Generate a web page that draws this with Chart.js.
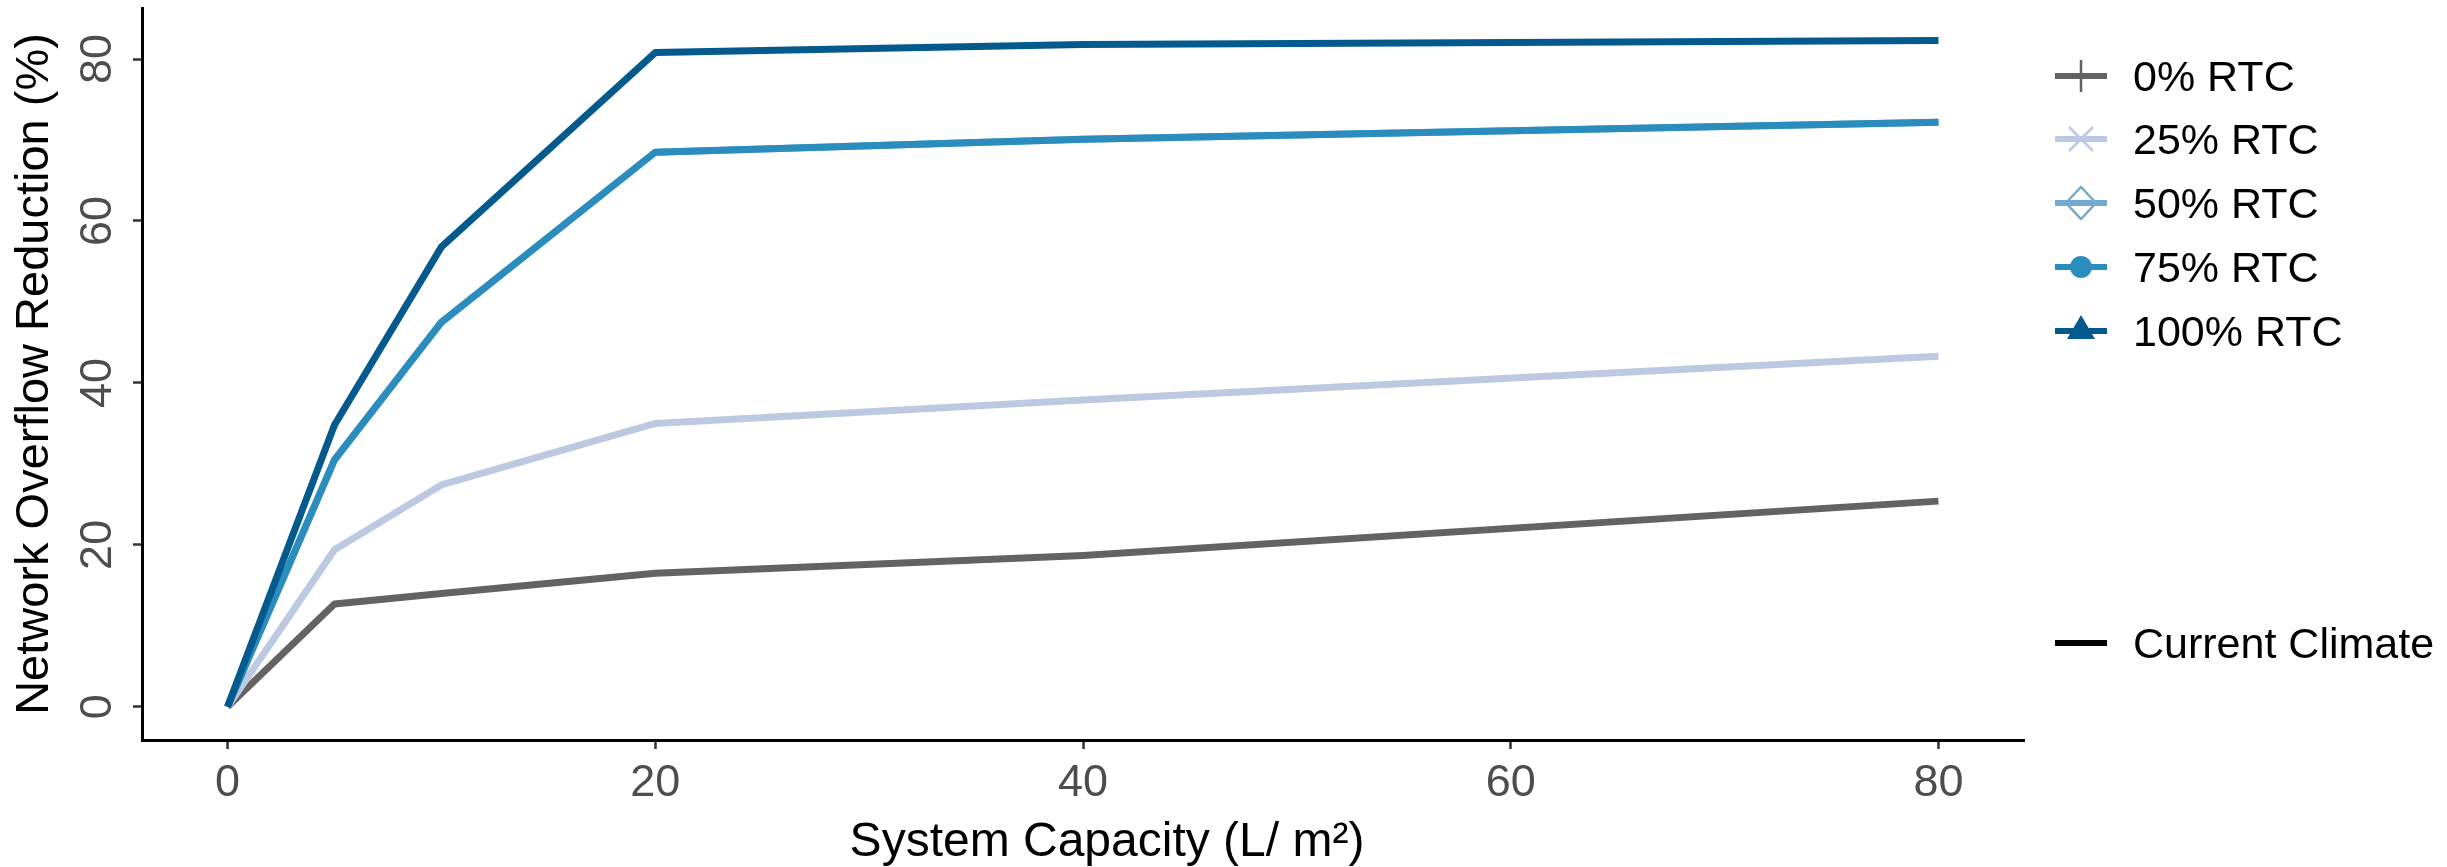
<!DOCTYPE html>
<html>
<head>
<meta charset="utf-8">
<script src="https://cdn.jsdelivr.net/npm/chart.js@4.4.1/dist/chart.umd.min.js"></script>
<style>
  html, body { margin: 0; padding: 0; background: #fff; }
  #wrap { position: relative; width: 2447px; height: 867px; }
  #legend { position: absolute; left: 2055px; top: 0; font-family: "Liberation Sans", Arial, sans-serif; font-size: 43px; color: #000; }
  .key { position: absolute; left: 0; display: flex; align-items: center; height: 40px; white-space: nowrap; }
  .key svg { width: 52px; height: 40px; flex: none; }
  .key span { margin-left: 26px; }
</style>
</head>
<body>
<div id="wrap">
  <canvas id="chart" width="2447" height="867"></canvas>
  <div id="legend"></div>
</div>
<script>
// system capacity (L/m2) and overflow reduction (%) per RTC level
const capacity = [0, 5, 10, 20, 40, 80];
const rtc0   = [0, 12.7, 14.0, 16.5, 18.7, 25.4];
const rtc25  = [0, 19.4, 27.4, 35.0, 37.9, 43.3];
const rtc50  = [0, 30.5, 47.5, 68.5, 70.1, 72.2];
const rtc75  = [0, 30.5, 47.5, 68.5, 70.1, 72.2];
const rtc100 = [0, 34.8, 56.8, 80.8, 81.8, 82.3];

const seriesNames = ["0% RTC", "25% RTC", "50% RTC", "75% RTC", "100% RTC"];
const climateName = "Current Climate";
const xTicks = [0, 20, 40, 60, 80];
const yTicks = [0, 20, 40, 60, 80];

const seriesValues = [rtc0, rtc25, rtc50, rtc75, rtc100];
const seriesColors = ["#636363", "#bdc9e1", "#74a9cf", "#2b8cbe", "#045a8d"];
const markers = ["plus", "cross", "diamond", "circle", "triangle"];
const fam = '"Liberation Sans", Arial, sans-serif';

Chart.defaults.font.family = fam;

// chart.js draws dataset 0 on top, so reverse to keep 100% RTC on top
const datasets = seriesNames.map((name, i) => ({
  label: name,
  data: capacity.map((x, j) => ({ x: x, y: seriesValues[i][j] })),
  borderColor: seriesColors[i],
  backgroundColor: seriesColors[i]
})).reverse();

// no auto padding from tick labels, the panel is placed by hand
function noPad(s) {
  s.paddingTop = 0;
  s.paddingBottom = 0;
  s.paddingLeft = 0;
  s.paddingRight = 0;
}

new Chart(document.getElementById("chart"), {
  type: "line",
  data: { datasets },
  options: {
    responsive: false,
    animation: false,
    devicePixelRatio: 1,
    layout: { autoPadding: false, padding: { top: 8, right: 423, bottom: 0, left: 0 } },
    plugins: { legend: { display: false }, tooltip: { enabled: false } },
    elements: {
      point: { radius: 0 },
      line: { tension: 0, borderWidth: 7, borderJoinStyle: "round", borderCapStyle: "butt" }
    },
    scales: {
      x: {
        type: "linear",
        min: -4,
        max: 84,
        afterBuildTicks: s => { s.ticks = xTicks.map(v => ({ value: v })); },
        afterFit: s => { s.height = 127; noPad(s); },
        ticks: { color: "#4d4d4d", font: { size: 45 }, padding: 8, autoSkip: false, maxRotation: 0 },
        grid: { drawOnChartArea: false, tickLength: 9, tickColor: "#333", tickWidth: 2.5 },
        border: { color: "#000", width: 3 },
        title: { display: true, text: "\u2002\u2002System Capacity (L/ m²)", color: "#000",
                 font: { size: 48, lineHeight: 1 }, padding: { top: 0, bottom: 0 } }
      },
      y: {
        type: "linear",
        min: -4.1,
        max: 86.3,
        afterBuildTicks: s => { s.ticks = yTicks.map(v => ({ value: v })); },
        afterFit: s => { s.width = 142; noPad(s); },
        ticks: { color: "#4d4d4d", font: { size: 45 }, padding: 9, minRotation: 90, maxRotation: 90, crossAlign: "center" },
        grid: { drawOnChartArea: false, tickLength: 9, tickColor: "#333", tickWidth: 2.5 },
        border: { color: "#000", width: 3 },
        title: { display: true, text: "Network Overflow Reduction (%)", color: "#000",
                 font: { size: 47, lineHeight: 1 }, padding: { top: 12, bottom: 0 } }
      }
    }
  }
});

// legend keys: line with the ggplot-like shape on it
function keySvg(color, marker) {
  let m = "";
  if (marker === "plus") m = `<line x1="26" y1="4" x2="26" y2="36" stroke="${color}" stroke-width="2.5"/>`;
  if (marker === "cross") m = `<line x1="14" y1="8" x2="38" y2="32" stroke="${color}" stroke-width="2.5"/><line x1="14" y1="32" x2="38" y2="8" stroke="${color}" stroke-width="2.5"/>`;
  if (marker === "diamond") m = `<polygon points="26,4 41,20 26,36 11,20" fill="none" stroke="${color}" stroke-width="2.5"/>`;
  if (marker === "circle") m = `<circle cx="26" cy="20" r="11" fill="${color}"/>`;
  if (marker === "triangle") m = `<polygon points="26,4 40,28 12,28" fill="${color}"/>`;
  return `<svg viewBox="0 0 52 40"><line x1="0" y1="20" x2="52" y2="20" stroke="${color}" stroke-width="6"/>${m}</svg>`;
}

const legend = document.getElementById("legend");
const rowCenters = [76, 139, 203, 267, 331];
seriesNames.forEach((name, i) => {
  const row = document.createElement("div");
  row.className = "key";
  row.style.top = (rowCenters[i] - 20) + "px";
  row.innerHTML = keySvg(seriesColors[i], markers[i]) + `<span>${name}</span>`;
  legend.appendChild(row);
});

const climateRow = document.createElement("div");
climateRow.className = "key";
climateRow.style.top = (643 - 20) + "px";
climateRow.innerHTML = keySvg("#000", "none") + `<span>${climateName}</span>`;
legend.appendChild(climateRow);
</script>
</body>
</html>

- GOAL OF THE EXERCISE -
Print the whole listing above once more, word for word, without its pictures.

- EXERCISE SOLUTION -
Generate a web page that draws this with Chart.js.
<!DOCTYPE html>
<html>
<head>
<meta charset="utf-8">
<script src="https://cdn.jsdelivr.net/npm/chart.js@4.4.1/dist/chart.umd.min.js"></script>
<style>
  html, body { margin: 0; padding: 0; background: #fff; }
  #wrap { position: relative; width: 2447px; height: 867px; }
  #legend { position: absolute; left: 2055px; top: 0; font-family: "Liberation Sans", Arial, sans-serif; font-size: 43px; color: #000; }
  .key { position: absolute; left: 0; display: flex; align-items: center; height: 40px; white-space: nowrap; }
  .key svg { width: 52px; height: 40px; flex: none; }
  .key span { margin-left: 26px; }
</style>
</head>
<body>
<div id="wrap">
  <canvas id="chart" width="2447" height="867"></canvas>
  <div id="legend"></div>
</div>
<script>
// system capacity (L/m2) and overflow reduction (%) per RTC level
const capacity = [0, 5, 10, 20, 40, 80];
const rtc0   = [0, 12.7, 14.0, 16.5, 18.7, 25.4];
const rtc25  = [0, 19.4, 27.4, 35.0, 37.9, 43.3];
const rtc50  = [0, 30.5, 47.5, 68.5, 70.1, 72.2];
const rtc75  = [0, 30.5, 47.5, 68.5, 70.1, 72.2];
const rtc100 = [0, 34.8, 56.8, 80.8, 81.8, 82.3];

const seriesNames = ["0% RTC", "25% RTC", "50% RTC", "75% RTC", "100% RTC"];
const climateName = "Current Climate";
const xTicks = [0, 20, 40, 60, 80];
const yTicks = [0, 20, 40, 60, 80];

const seriesValues = [rtc0, rtc25, rtc50, rtc75, rtc100];
const seriesColors = ["#636363", "#bdc9e1", "#74a9cf", "#2b8cbe", "#045a8d"];
const markers = ["plus", "cross", "diamond", "circle", "triangle"];
const fam = '"Liberation Sans", Arial, sans-serif';

Chart.defaults.font.family = fam;

// chart.js draws dataset 0 on top, so reverse to keep 100% RTC on top
const datasets = seriesNames.map((name, i) => ({
  label: name,
  data: capacity.map((x, j) => ({ x: x, y: seriesValues[i][j] })),
  borderColor: seriesColors[i],
  backgroundColor: seriesColors[i]
})).reverse();

// no auto padding from tick labels, the panel is placed by hand
function noPad(s) {
  s.paddingTop = 0;
  s.paddingBottom = 0;
  s.paddingLeft = 0;
  s.paddingRight = 0;
}

new Chart(document.getElementById("chart"), {
  type: "line",
  data: { datasets },
  options: {
    responsive: false,
    animation: false,
    devicePixelRatio: 1,
    layout: { autoPadding: false, padding: { top: 8, right: 423, bottom: 0, left: 0 } },
    plugins: { legend: { display: false }, tooltip: { enabled: false } },
    elements: {
      point: { radius: 0 },
      line: { tension: 0, borderWidth: 7, borderJoinStyle: "round", borderCapStyle: "butt" }
    },
    scales: {
      x: {
        type: "linear",
        min: -4,
        max: 84,
        afterBuildTicks: s => { s.ticks = xTicks.map(v => ({ value: v })); },
        afterFit: s => { s.height = 127; noPad(s); },
        ticks: { color: "#4d4d4d", font: { size: 45 }, padding: 8, autoSkip: false, maxRotation: 0 },
        grid: { drawOnChartArea: false, tickLength: 9, tickColor: "#333", tickWidth: 2.5 },
        border: { color: "#000", width: 3 },
        title: { display: true, text: "\u2002\u2002System Capacity (L/ m²)", color: "#000",
                 font: { size: 48, lineHeight: 1 }, padding: { top: 0, bottom: 0 } }
      },
      y: {
        type: "linear",
        min: -4.1,
        max: 86.3,
        afterBuildTicks: s => { s.ticks = yTicks.map(v => ({ value: v })); },
        afterFit: s => { s.width = 142; noPad(s); },
        ticks: { color: "#4d4d4d", font: { size: 45 }, padding: 9, minRotation: 90, maxRotation: 90, crossAlign: "center" },
        grid: { drawOnChartArea: false, tickLength: 9, tickColor: "#333", tickWidth: 2.5 },
        border: { color: "#000", width: 3 },
        title: { display: true, text: "Network Overflow Reduction (%)", color: "#000",
                 font: { size: 47, lineHeight: 1 }, padding: { top: 12, bottom: 0 } }
      }
    }
  }
});

// legend keys: line with the ggplot-like shape on it
function keySvg(color, marker) {
  let m = "";
  if (marker === "plus") m = `<line x1="26" y1="4" x2="26" y2="36" stroke="${color}" stroke-width="2.5"/>`;
  if (marker === "cross") m = `<line x1="14" y1="8" x2="38" y2="32" stroke="${color}" stroke-width="2.5"/><line x1="14" y1="32" x2="38" y2="8" stroke="${color}" stroke-width="2.5"/>`;
  if (marker === "diamond") m = `<polygon points="26,4 41,20 26,36 11,20" fill="none" stroke="${color}" stroke-width="2.5"/>`;
  if (marker === "circle") m = `<circle cx="26" cy="20" r="11" fill="${color}"/>`;
  if (marker === "triangle") m = `<polygon points="26,4 40,28 12,28" fill="${color}"/>`;
  return `<svg viewBox="0 0 52 40"><line x1="0" y1="20" x2="52" y2="20" stroke="${color}" stroke-width="6"/>${m}</svg>`;
}

const legend = document.getElementById("legend");
const rowCenters = [76, 139, 203, 267, 331];
seriesNames.forEach((name, i) => {
  const row = document.createElement("div");
  row.className = "key";
  row.style.top = (rowCenters[i] - 20) + "px";
  row.innerHTML = keySvg(seriesColors[i], markers[i]) + `<span>${name}</span>`;
  legend.appendChild(row);
});

const climateRow = document.createElement("div");
climateRow.className = "key";
climateRow.style.top = (643 - 20) + "px";
climateRow.innerHTML = keySvg("#000", "none") + `<span>${climateName}</span>`;
legend.appendChild(climateRow);
</script>
</body>
</html>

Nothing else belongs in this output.